What the task asks: Only the lines from the start of the data through the line containing "const FS = 29.5;" should be written out, exactly as they are, with both ends included and the pictures left out.

Dataset content:
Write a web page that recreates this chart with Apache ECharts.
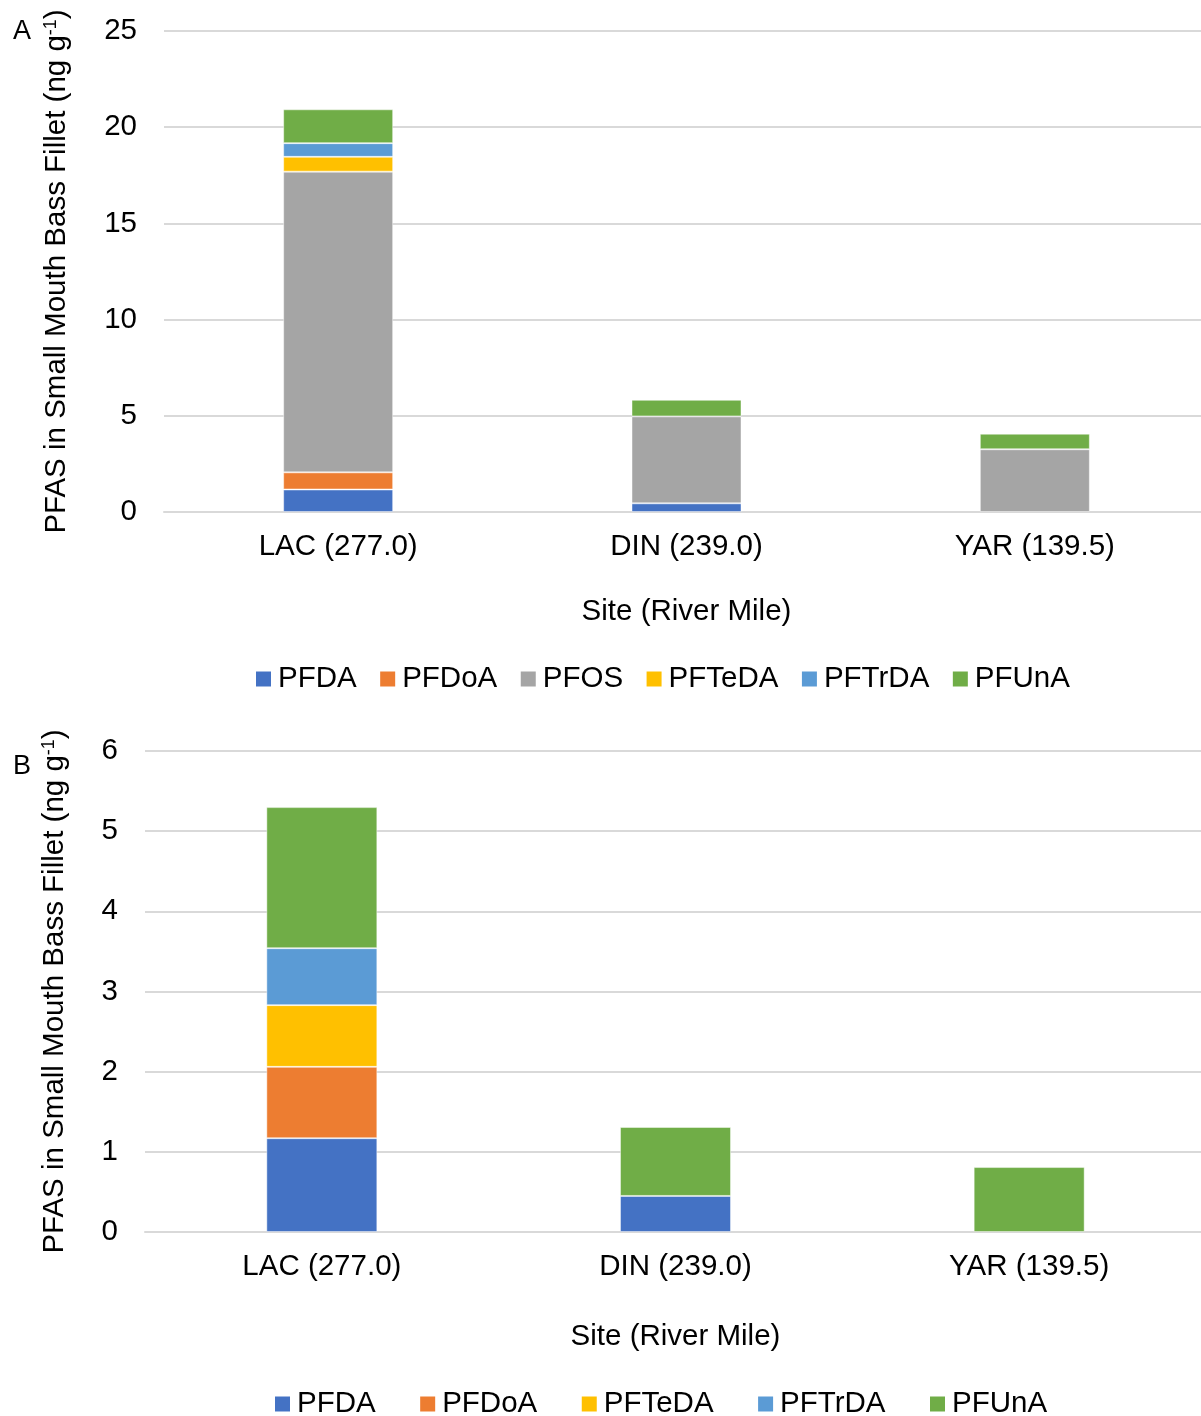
<!DOCTYPE html>
<html>
<head>
<meta charset="utf-8">
<script src="https://cdn.jsdelivr.net/npm/echarts@6/dist/echarts.min.js"></script>
<style>
  html, body { margin: 0; padding: 0; background: #ffffff; overflow: hidden; }
  #chartA, #chartB { width: 1215px; height: 708px; }
</style>
</head>
<body>
<div id="chartA"></div>
<div id="chartB"></div>
<script>
// Sites along the river (river mile in parentheses)
const sites = ['LAC (277.0)', 'DIN (239.0)', 'YAR (139.5)'];

// PFAS concentrations in smallmouth bass fillet, ng/g, per site
const pfda   = [1.17, 0.45, null];
const pfdoa  = [0.89, null, null];
const pfos   = [15.63, 4.52, 3.26];
const pfteda = [0.77, null, null];
const pftrda = [0.71, null, null];
const pfuna  = [1.76, 0.86, 0.81];

// Y-axis ticks for each panel
const ticksA = [0, 5, 10, 15, 20, 25];
const ticksB = [0, 1, 2, 3, 4, 5, 6];

const colors = {
  PFDA: '#4472C4', PFDoA: '#ED7D31', PFOS: '#A5A5A5',
  PFTeDA: '#FFC000', PFTrDA: '#5B9BD5', PFUnA: '#70AD47'
};

const FONT = '"Liberation Sans", Arial, sans-serif';
const FS = 29.5;

function makeSeries(list, barWidth) {
  return list.map(([name, values]) => ({
    name: name,
    type: 'bar',
    stack: 'total',
    barWidth: barWidth,
    data: values,
    itemStyle: { color: colors[name], borderColor: 'rgba(255,255,255,0.45)', borderWidth: 1 }
  }));
}

function makeOption(cfg) {
  return {
    animation: false,
    textStyle: { fontFamily: FONT },
    graphic: [{
      type: 'text', left: 13, top: cfg.letterTop,
      style: { text: cfg.letter, font: '27px ' + FONT, fill: '#000' }
    }],
    legend: {
      left: cfg.legendLeft, top: cfg.legendTop,
      padding: 0,
      itemWidth: 15, itemHeight: 15, itemGap: cfg.legendGap,
      icon: 'rect',
      itemStyle: { borderWidth: 0 },
      textStyle: { fontSize: FS, color: '#000', fontFamily: FONT, padding: [0, 0, 0, 2] },
      data: cfg.series.map(s => s[0])
    },
    grid: { left: cfg.gridLeft, top: cfg.gridTop, width: cfg.gridWidth, height: 481 },
    xAxis: {
      type: 'category',
      data: sites,
      name: 'Site (River Mile)',
      nameLocation: 'middle',
      nameGap: cfg.xNameGap,
      nameTextStyle: { fontSize: FS, color: '#000', fontFamily: FONT },
      axisLine: { lineStyle: { color: '#d9d9d9', width: 2 } },
      axisTick: { show: false },
      axisLabel: { fontSize: FS, color: '#000', margin: 20, fontFamily: FONT }
    },
    yAxis: {
      type: 'value',
      min: cfg.ticks[0],
      max: cfg.ticks[cfg.ticks.length - 1],
      interval: cfg.ticks[1] - cfg.ticks[0],
      name: 'PFAS in Small Mouth Bass Fillet (ng g{sup|-1})',
      nameLocation: 'middle',
      nameGap: cfg.yNameGap,
      nameRotate: 90,
      nameTextStyle: {
        fontSize: FS, color: '#000', fontFamily: FONT,
        rich: { sup: { fontSize: 18, color: '#000', fontFamily: FONT, verticalAlign: 'top', padding: [0, 0, 12, 0] } }
      },
      axisLine: { show: false },
      axisTick: { show: false },
      axisLabel: { fontSize: FS, color: '#000', margin: 27, fontFamily: FONT },
      splitLine: { lineStyle: { color: '#d9d9d9', width: 2 } }
    },
    series: makeSeries(cfg.series, cfg.barWidth)
  };
}

// Panel A: all compounds including PFOS
const chartA = echarts.init(document.getElementById('chartA'), null, { renderer: 'canvas' });
chartA.setOption(makeOption({
  letter: 'A', letterTop: 18,
  ticks: ticksA,
  gridLeft: 164, gridTop: 31, gridWidth: 1045,
  barWidth: 110,
  xNameGap: 85, yNameGap: 92,
  legendLeft: 256, legendTop: 664, legendGap: 23.5,
  series: [['PFDA', pfda], ['PFDoA', pfdoa], ['PFOS', pfos],
           ['PFTeDA', pfteda], ['PFTrDA', pftrda], ['PFUnA', pfuna]]
}));

// Panel B: same compounds without PFOS
const chartB = echarts.init(document.getElementById('chartB'), null, { renderer: 'canvas' });
chartB.setOption(makeOption({
  letter: 'B', letterTop: 45,
  ticks: ticksB,
  gridLeft: 145, gridTop: 43, gridWidth: 1061,
  barWidth: 111,
  xNameGap: 90, yNameGap: 75,
  legendLeft: 275, legendTop: 681, legendGap: 44.5,
  series: [['PFDA', pfda], ['PFDoA', pfdoa],
           ['PFTeDA', pfteda], ['PFTrDA', pftrda], ['PFUnA', pfuna]]
}));
</script>
</body>
</html>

Result:
Write a web page that recreates this chart with Apache ECharts.
<!DOCTYPE html>
<html>
<head>
<meta charset="utf-8">
<script src="https://cdn.jsdelivr.net/npm/echarts@6/dist/echarts.min.js"></script>
<style>
  html, body { margin: 0; padding: 0; background: #ffffff; overflow: hidden; }
  #chartA, #chartB { width: 1215px; height: 708px; }
</style>
</head>
<body>
<div id="chartA"></div>
<div id="chartB"></div>
<script>
// Sites along the river (river mile in parentheses)
const sites = ['LAC (277.0)', 'DIN (239.0)', 'YAR (139.5)'];

// PFAS concentrations in smallmouth bass fillet, ng/g, per site
const pfda   = [1.17, 0.45, null];
const pfdoa  = [0.89, null, null];
const pfos   = [15.63, 4.52, 3.26];
const pfteda = [0.77, null, null];
const pftrda = [0.71, null, null];
const pfuna  = [1.76, 0.86, 0.81];

// Y-axis ticks for each panel
const ticksA = [0, 5, 10, 15, 20, 25];
const ticksB = [0, 1, 2, 3, 4, 5, 6];

const colors = {
  PFDA: '#4472C4', PFDoA: '#ED7D31', PFOS: '#A5A5A5',
  PFTeDA: '#FFC000', PFTrDA: '#5B9BD5', PFUnA: '#70AD47'
};

const FONT = '"Liberation Sans", Arial, sans-serif';
const FS = 29.5;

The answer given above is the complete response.